Invention and Design patent can only be granted after substantive examination, however, Utility Model is registered after formality check without passing substantive examination. Therefore, Utility Model has unstable right and uncertainty in essence.

Q2. Can I apply for patent by utilizing techniques which are patented in foreign countries?

A:The technology which are patented or published by patent office abroad cannot be patented in Taiwan because it has lost novelty unless the applicant claims foreign priority within 12 months from first filing date.

Q3. What is so called “foreign priority”?

A:If the applicant firstly file patent in WTO member countries or in foreign country that has mutual agreement of priority with Taiwan, he can file corresponding patent application in Taiwan by claiming priority from the above first application within 12 months (6 months for design filing) from first filing date. The applicant can claim the filing date of the above first patent application as priority date, and the priority date is the basis date for examining patentability such as novelty, deemed as lack of novelty, inventive step and first to file etc.

Q4. What is so called “domestic priority”

A:When the applicant files a patent application afterwards (called later application) based on previous patent or utility model application (called previous application), he can claim priority from invention as disclosed in previous application within 12 months. This is so called “domestic priority”. The previous application would be withdrawn if domestic priority is claimed in later application.

Q5. What is so called “grace period”

A:
(1) The invention or utility model which has industrially capability will lose novelty and inventive step if the invention was disclosed in printed publication, or publicly exploited or publicly known prior to filing date of patent application. However, a disclosure made by or against the applicant’s will shall not be deemed as one circumstance of preclude grant of invention patent as regulated in Item 1 and 2 of Article 22 provided the concerned patent application is filed within 12 months after the date of disclosure. The 12-month period as mentioned above is called “grace period”.
(2) The design which has industrially capability will lose novelty and inventive step if the design was disclosed in printed publication, or publicly exploited or publicly known prior to filing date of patent application. However, a disclosure made by or against the applicant’s will shall not be deemed as one circumstance of preclude grant of invention patent as regulated in Item 1 and 2 of Article 122 provided the concerned design application is filed within 6 months after the date of disclosure. The 6-month period as mentioned above is called “grace period”.

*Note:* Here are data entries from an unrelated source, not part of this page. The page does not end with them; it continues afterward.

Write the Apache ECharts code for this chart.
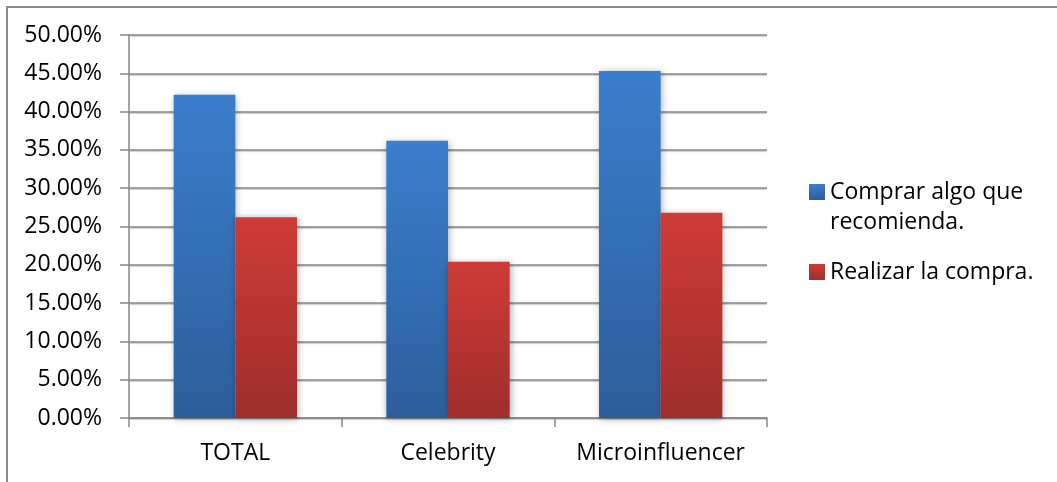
<!DOCTYPE html>
<html>
<head>
<meta charset="utf-8">
<script src="https://cdn.jsdelivr.net/npm/echarts@6/dist/echarts.min.js"></script>
<style>
  html, body { margin: 0; padding: 0; background: #fff; }
  #frame { position: absolute; left: 6px; top: 6px; width: 1051px; height: 476px;
           border-left: 2px solid #8c8c8c; border-top: 2px solid #8c8c8c; box-sizing: border-box; }
  #chart { position: absolute; left: 0; top: 0; width: 1057px; height: 482px; }
</style>
</head>
<body>
<div id="frame"></div>
<div id="chart"></div>
<script>
// Categories and the two series (share of respondents, %)
const categories = ['TOTAL', 'Celebrity', 'Microinfluencer'];
const seriesNames = ['Comprar algo que recomienda.', 'Realizar la compra.'];
const comprarValues = [42.2, 36.2, 45.3];
const realizarValues = [26.2, 20.4, 26.8];
const yTicks = { min: 0, max: 50, interval: 5 };

const FONT = 'Open Sans';
const FS = 23;

function grad(top, bottom) {
  return new echarts.graphic.LinearGradient(0, 0, 0, 1, [
    { offset: 0, color: top }, { offset: 1, color: bottom }
  ]);
}

const barShadow = { shadowBlur: 7, shadowColor: 'rgba(0,0,0,0.35)', shadowOffsetX: 1, shadowOffsetY: 1 };
const legendText = { fontFamily: FONT, fontSize: FS, color: '#000', lineHeight: 30 };

const chart = echarts.init(document.getElementById('chart'), null, { renderer: 'canvas' });
chart.setOption({
  animation: false,
  backgroundColor: 'transparent',
  grid: { left: 129, right: 290, top: 35, bottom: 64 },
  legend: [
    {
      // leading blank line keeps the first text line level with the swatch
      data: [seriesNames[0]], orient: 'vertical', left: 809, top: 147, padding: 0,
      itemWidth: 16, itemHeight: 16, icon: 'rect', itemGap: 6,
      formatter: () => '\nComprar algo que\nrecomienda.',
      textStyle: legendText
    },
    {
      data: [seriesNames[1]], orient: 'vertical', left: 809, top: 257, padding: 0,
      itemWidth: 16, itemHeight: 16, icon: 'rect',
      textStyle: legendText
    }
  ],
  xAxis: {
    type: 'category', data: categories, boundaryGap: true,
    axisLine: { lineStyle: { color: '#868686', width: 1.5 } },
    axisTick: { show: true, interval: 0, length: 9, lineStyle: { color: '#868686', width: 1.5 } },
    axisLabel: { interval: 0, hideOverlap: false, fontFamily: FONT, fontSize: FS, color: '#000', margin: 24 }
  },
  yAxis: {
    type: 'value', min: yTicks.min, max: yTicks.max, interval: yTicks.interval,
    axisLine: { show: true, lineStyle: { color: '#868686', width: 1.5 } },
    axisTick: { show: true, length: 9, lineStyle: { color: '#868686', width: 1.5 } },
    axisLabel: { fontFamily: FONT, fontSize: FS, color: '#000', margin: 27,
                 formatter: v => v.toFixed(2) + '%' },
    splitLine: { lineStyle: { color: '#878787', width: 1.5,
                 shadowColor: 'rgba(0,0,0,0.25)', shadowBlur: 1, shadowOffsetY: 1 } }
  },
  series: [
    {
      name: seriesNames[0], type: 'bar', data: comprarValues,
      barWidth: '29%', barGap: '0%',
      itemStyle: Object.assign({ color: grad('#3b7ecc', '#2d5e9c') }, barShadow)
    },
    {
      name: seriesNames[1], type: 'bar', data: realizarValues,
      barWidth: '29%',
      itemStyle: Object.assign({ color: grad('#cf3b37', '#9e2e2c') }, barShadow)
    }
  ]
});
</script>
</body>
</html>
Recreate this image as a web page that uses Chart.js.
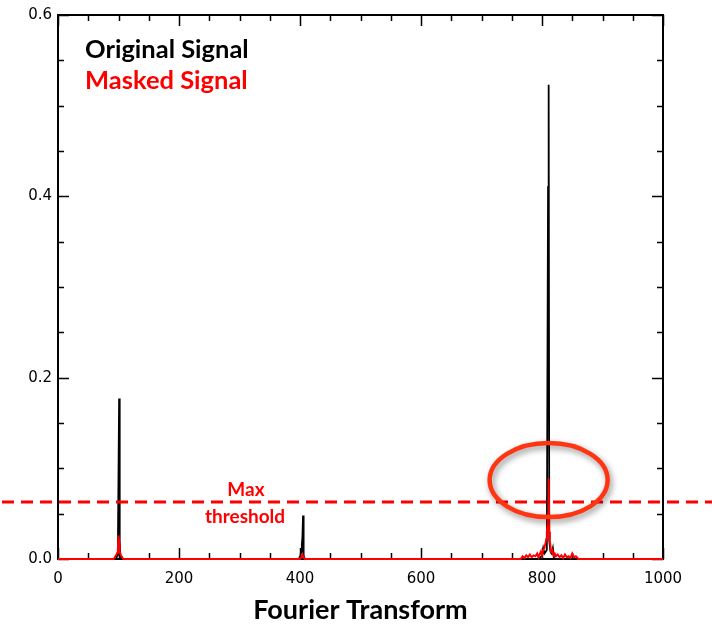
<!DOCTYPE html>
<html>
<head>
<meta charset="utf-8">
<script src="https://cdn.jsdelivr.net/npm/chart.js@4/dist/chart.umd.min.js"></script>
<style>
  html, body { margin: 0; padding: 0; background: #fff; }
</style>
</head>
<body>
<canvas id="c" width="712" height="626"></canvas>
<script>
// Spectrum of the original signal: frequency bins and amplitudes (zero elsewhere)
const origFreq = [0, 96, 98, 99, 100, 101, 102, 103, 105,
  398, 400, 401, 402, 403, 404, 405, 406, 408,
  795, 800, 802, 804, 806, 808, 810, 811, 812, 814, 816, 818, 820, 1000];
const origAmp = [0, 0, 0.004, 0.012, 0.093, 0.177, 0.02, 0.004, 0,
  0, 0.003, 0.005, 0.008, 0.016, 0.024, 0.048, 0.004, 0,
  0, 0.004, 0.012, 0.006, 0.008, 0.01, 0.41, 0.523, 0.02, 0.008, 0.006, 0.012, 0, 0];

// Spectrum after masking
const maskFreq = [0, 92, 94, 96, 98, 99, 100, 101, 102, 104, 106, 108,
  400, 402, 403, 404, 405, 406, 408,
  765, 768, 771, 774, 777, 780, 783, 786, 789, 792, 794, 796, 798, 800, 802, 804, 806, 807, 808, 809, 810,
  811, 812, 813, 814, 815, 817, 819, 821, 823, 826, 829, 832, 835, 838, 841, 844, 847, 850, 853, 856, 860, 1000];
const maskAmp = [0, 0, 0.002, 0.004, 0.007, 0.012, 0.026, 0.018, 0.008, 0.004, 0.002, 0,
  0, 0.002, 0.004, 0.005, 0.003, 0.002, 0,
  0, 0.003, 0.001, 0.004, 0.002, 0.005, 0.002, 0.004, 0.003, 0.006, 0.002, 0.005, 0.008, 0.004, 0.01, 0.012, 0.018, 0.022, 0.03, 0.036, 0.05,
  0.089, 0.03, 0.02, 0.014, 0.008, 0.01, 0.004, 0.006, 0.003, 0.005, 0.002, 0.004, 0.001, 0.005, 0.002, 0.003, 0.001, 0.006, 0.002, 0.003, 0, 0];

// Axis ranges and tick spacing
const xRange = [0, 1000];
const xMajorStep = 200;
const xMinorStep = 50;
const yRange = [0, 0.6];
const yMajorStep = 0.2;
const yMinorStep = 0.05;

// Masking threshold and the highlighted bin (frequency, amplitude)
const threshold = 0.063;
const highlight = [811, 0.087];

const toPoints = (fs, as) => fs.map((f, i) => ({ x: f, y: as[i] }));

// Box around the plot with inward major/minor ticks on all four sides
const framePlugin = {
  id: 'frame',
  beforeDatasetsDraw(chart) {
    const { ctx, chartArea: a, scales: { x, y } } = chart;
    ctx.save();
    ctx.strokeStyle = '#000';
    ctx.lineWidth = 2;
    ctx.strokeRect(a.left, a.top, a.right - a.left, a.bottom - a.top);
    ctx.lineWidth = 1.5;
    ctx.beginPath();
    const nx = Math.round((xRange[1] - xRange[0]) / xMinorStep);
    const perX = Math.round(xMajorStep / xMinorStep);
    for (let i = 0; i <= nx; i++) {
      const px = Math.round(x.getPixelForValue(xRange[0] + i * xMinorStep)) + 0.5;
      const len = i % perX === 0 ? 11 : 6;
      ctx.moveTo(px, a.bottom); ctx.lineTo(px, a.bottom - len);
      ctx.moveTo(px, a.top); ctx.lineTo(px, a.top + len);
    }
    const ny = Math.round((yRange[1] - yRange[0]) / yMinorStep);
    const perY = Math.round(yMajorStep / yMinorStep);
    for (let i = 0; i <= ny; i++) {
      const py = Math.round(y.getPixelForValue(yRange[0] + i * yMinorStep)) + 0.5;
      const len = i % perY === 0 ? 11 : 6;
      ctx.moveTo(a.left, py); ctx.lineTo(a.left + len, py);
      ctx.moveTo(a.right, py); ctx.lineTo(a.right - len, py);
    }
    ctx.stroke();
    ctx.restore();
  }
};

// Threshold line, its label, the legend text and the circled bin
const notesPlugin = {
  id: 'notes',
  afterDatasetsDraw(chart) {
    const { ctx, chartArea: a, scales: { x, y } } = chart;
    ctx.save();

    // dashed threshold across the full width
    const ty = y.getPixelForValue(threshold);
    ctx.strokeStyle = '#ff0000';
    ctx.lineWidth = 3;
    ctx.setLineDash([12, 7]);
    ctx.beginPath();
    ctx.moveTo(2, ty); ctx.lineTo(chart.width, ty);
    ctx.stroke();
    ctx.setLineDash([]);

    // threshold label
    ctx.fillStyle = '#ff0000';
    ctx.textAlign = 'center';
    ctx.textBaseline = 'middle';
    ctx.font = 'bold 19px Lato';
    ctx.fillText('Max', a.left + 188, ty - 12);
    ctx.fillText('threshold', a.left + 187, ty + 15);

    // legend text in the series colours
    ctx.textAlign = 'left';
    ctx.font = 'bold 25.5px Lato';
    const ds = chart.data.datasets;
    const orig = ds.find(d => d.key === 'orig');
    const mask = ds.find(d => d.key === 'mask');
    ctx.fillStyle = orig.borderColor;
    ctx.fillText(orig.label, a.left + 27, a.top + 35);
    ctx.fillStyle = mask.borderColor;
    ctx.fillText(mask.label, a.left + 27, a.top + 66);

    // ellipse around the remaining peak
    const cx = x.getPixelForValue(highlight[0]);
    const cy = y.getPixelForValue(highlight[1]);
    ctx.shadowColor = 'rgba(0,0,0,0.45)';
    ctx.shadowBlur = 6;
    ctx.shadowOffsetX = 2;
    ctx.shadowOffsetY = 3;
    ctx.strokeStyle = '#ff3512';
    ctx.lineWidth = 4.5;
    ctx.beginPath();
    ctx.ellipse(cx, cy, 59, 37, 0, 0, Math.PI * 2);
    ctx.stroke();
    ctx.restore();
  }
};

const tickFont = { family: 'DejaVu Sans', size: 15 };

new Chart(document.getElementById('c'), {
  type: 'line',
  data: {
    datasets: [
      {
        key: 'mask',
        label: 'Masked Signal',
        data: toPoints(maskFreq, maskAmp),
        borderColor: '#ff0000',
        borderWidth: 2,
        pointRadius: 0,
        tension: 0,
        clip: false,
        order: 0
      },
      {
        key: 'orig',
        label: 'Original Signal',
        data: toPoints(origFreq, origAmp),
        borderColor: '#000000',
        borderWidth: 1.8,
        pointRadius: 0,
        tension: 0,
        clip: false,
        order: 1
      }
    ]
  },
  options: {
    responsive: false,
    animation: false,
    events: [],
    layout: { padding: { top: 9, right: 49, left: 0, bottom: 0 } },
    plugins: { legend: { display: false }, tooltip: { enabled: false } },
    scales: {
      x: {
        type: 'linear',
        min: xRange[0],
        max: xRange[1],
        border: { display: false },
        grid: { display: false, drawTicks: false },
        ticks: {
          stepSize: xMajorStep,
          color: '#000',
          font: tickFont,
          padding: 11,
          maxRotation: 0,
          autoSkip: false,
          callback: v => String(v)
        },
        title: {
          display: true,
          text: 'Fourier Transform',
          color: '#000',
          font: { family: 'Lato', size: 27, weight: 'bold' },
          padding: { top: 0, bottom: 0 }
        },
        afterFit(s) { s.height = 67; }
      },
      y: {
        min: yRange[0],
        max: yRange[1],
        border: { display: false },
        grid: { display: false, drawTicks: false },
        ticks: {
          stepSize: yMajorStep,
          color: '#000',
          font: tickFont,
          padding: 6,
          callback: v => Number(v).toFixed(1)
        },
        afterFit(s) { s.width = 58; }
      }
    }
  },
  plugins: [framePlugin, notesPlugin]
});
</script>
</body>
</html>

Q6.Some advertisements or catalogues remarks “World Patent” or “International Patent”, what is “World Patent” or “International Patent”?

A:Patent protection is system of territorial law, the applicant must apply for patent in each country and the patent application is examined by Patent office in each country in order to obtain patent right.
So far there is no worldwide organization that can grant patent right to cover protection in all countries around the world. In other words, the patent right only give you exclusive right or legal effect in one country or in one regional area which grant such patent, it does not cover in other countries or areas. There is no “World Patent” or “International Patent” so far, the more similar system is PCT Application under PATENT COOPERATION TREATY. PCT has 152 country members and PCT Application is filed with WIPO (World Intellectual Property Organization) directly or indirectly through national patent office. But Taiwan is not member of PCT.
Please note PCT Application is not examined and granted by single organization as WIPO, it is only filed with WIPO to enjoy 30-month period to enter into national phase in each country member. And Patent Office in each country member will further examines the PCT application based on national domestic law after national entry to decide whether the PCT application can be granted patent in that country it enters. The benefit of filing PCT Application is that the applicant has 30-month from filing date(or earliest priority date) to consider which countries they like to further pursue patent protection.